PS-This was run with a Intel i7-7600u (2 Cores with 4 threads) and the load_data function was insided the notebook where joblib is being invoked.
def load_data():
idx = pd.IndexSlice
train = pd.read_csv('../data/train.csv')
test = pd.read_csv('../data/test.csv')
train.Date = pd.to_datetime(train.Date, format='%Y-%m-%d')
train = train.set_index(['Date', 'Store'])
train = train.sort_index()
last_day_in_index = train.index.get_level_values('Date').max()
new_last_day_train = last_day_in_index - pd.DateOffset(days=4)
new_first_day_test = last_day_in_index - pd.DateOffset(days=3)
new_train = train.loc[idx[:new_last_day_train, :], :]
new_test = train.loc[idx[new_first_day_test:, :], :]
return new_train, new_test
Later, I tried to run the same notebook on another laptop with i7-6700 (4 cores, 8 thread) and the results are more consistent, 22 secs with n_jobs=-1 (meaning all CPUS) and 40 secs single threaded. I guess the previous results might have been because I was running on a machine with only 2 core.
Still, it is strange why it did not run joblib within learning notebook 3, but it may be related with that "main" safeguard I described earlier, or because a lot of code outside a function is run until that point. I guess a rule of thumb to use joblib on Windows is to try to wrap all the code inside a function as mentioned in the documentation.
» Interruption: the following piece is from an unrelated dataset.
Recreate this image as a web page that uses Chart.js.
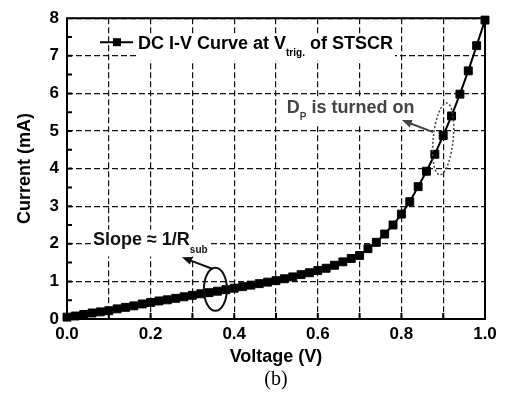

PS-Attached a file that contains this code based on LN3, just to test joblib: joblib_test.zip
Since I kind of solved this myself, I will close the issue
When trying to run cell 67:
It starts by printing a small progress bar, as you can see below, but then it stalls there, it never ends, not sure about the reason, any idea on the root cause?
Here is the result of
conda env export
: ldsa.txtPS-As a side note, cell 63 runs without this lib in about 37.5 secs.